Binary threshold neurons

McCulloch - Pitts (1943)

  1. Compute weighted sum of inputs
  2. Send fixed size spike of activity if the weitghtes sum exceeds a threshold. Spike is like the bool value of a proposition and each neuron combines bool values to compute bool value of another proposition.
  3. Output 0 or 1

$z=b+\sum_{i} x_{i} w_{i}$

$y = \begin{cases} 1, & \text{if } z \geq 0 \\ 0, & \text{otherwhise}\end{cases}$

$\theta = -b$

$\theta$ : threshold

Rectified Linear Neurons

Aka ReLU (Rectified Linear Unit)

$z=b+\sum_{i} x_{i} w_{i}$

$y = \begin{cases} z, & \text{if } z > 0 \\ 0, & \text{otherwhise}\end{cases} = \max(0,z)$

Above 0, it is linear, at 0 it is 0

Faster computation, since slope doesn't get very small/large.

Leaky ReLU:

$y =\max(0.01 z,z)$

Sigmoid Neuron

Real-valued output, that is smooth and bounded function of their total input. Typically logistic function, have nice derivatives.

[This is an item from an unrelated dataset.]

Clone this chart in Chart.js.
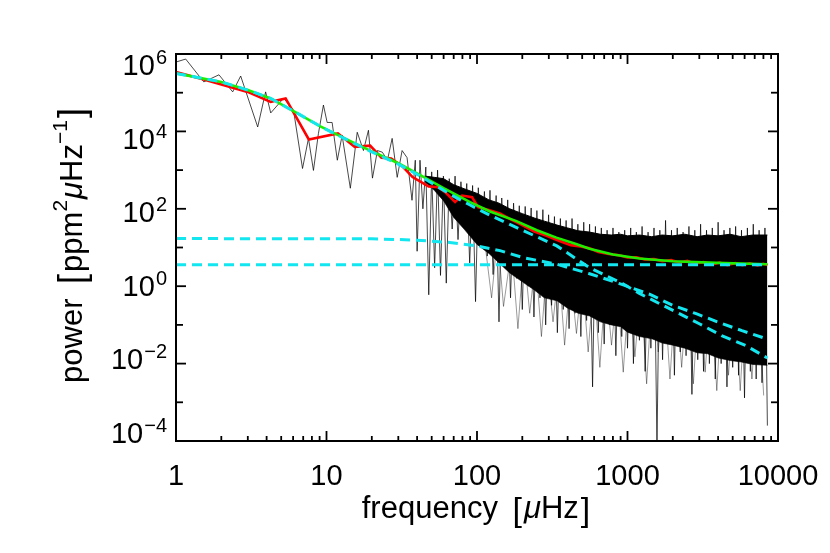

$z=b+\sum_{i} x_{i} w_{i}$

$y = \frac{1}{1+e^{-z}}$

$\text{lim}_{(z->-∞)} \frac{1}{1+e^{-z}} = 0$

$\text{lim}_{(z->∞)} \frac{1}{1+e^{-z}} = 1$

Switch from Sigmoid to ReLU lead to performance improvement (Slope of Sigmoid gradually shrinks to zero).

tanh

Works better than Sigmoid function.

$y = \frac{e^{z}-e^{-z}}{e^{z}+e^{-z}}$

Centering of data to 0.

Exception: Output layer, since output should be in [0,1].

Softmax group

Logistic function output is used for the classification between two target classes 0/1. Softmax function is generalized type of logistic function that can output a multiclass categorical probability distribution.

Derivates:

Compute derivative of the logit with respect to the inputs and the weights.

$\frac{\partial z}{\partial w_i} = x_i$

$\frac{\partial z}{\partial x_i} = w_i$

Compute derivates of the output with respect to the logit, if expressed through output $y$:

$\frac{\partial y}{\partial z} = y(1-y)$

Derivates of output with respect to each weight:

$\frac{\partial y}{\partial w_i} = \frac{\partial z}{\partial w_i} \frac{d y}{d z} = x_i y (1-y)$

$\frac{\partial E}{\partial w_i} = \sum_n \frac{\partial y^n}{\partial w_i} \frac{d E}{d y^n} = - \sum_n x_i^n y^n (1-y^n) (t^n -y^n)$

Problems with squared error.

Better: Force output to represent a probability distributions

Solution: Softmax / Softmax group

$y_i=\frac{e^{z_i}}{\Sigma_{j \in group} e^{z_j}}$

$\frac{\partial y_i}{\partial z_i}=y_i (1- y_i)$

Stochastic binary neurons

Treat output of the logistic as probability of producing a spike in a short time window

$z=b+\sum_{i} x_{i} w_{i}$

$p(s=1) = \frac{1}{1+e^{-z}}$

Output 0 or 1.

Also possible for rectified linear units: Output is treated as the poisson rate for spikes.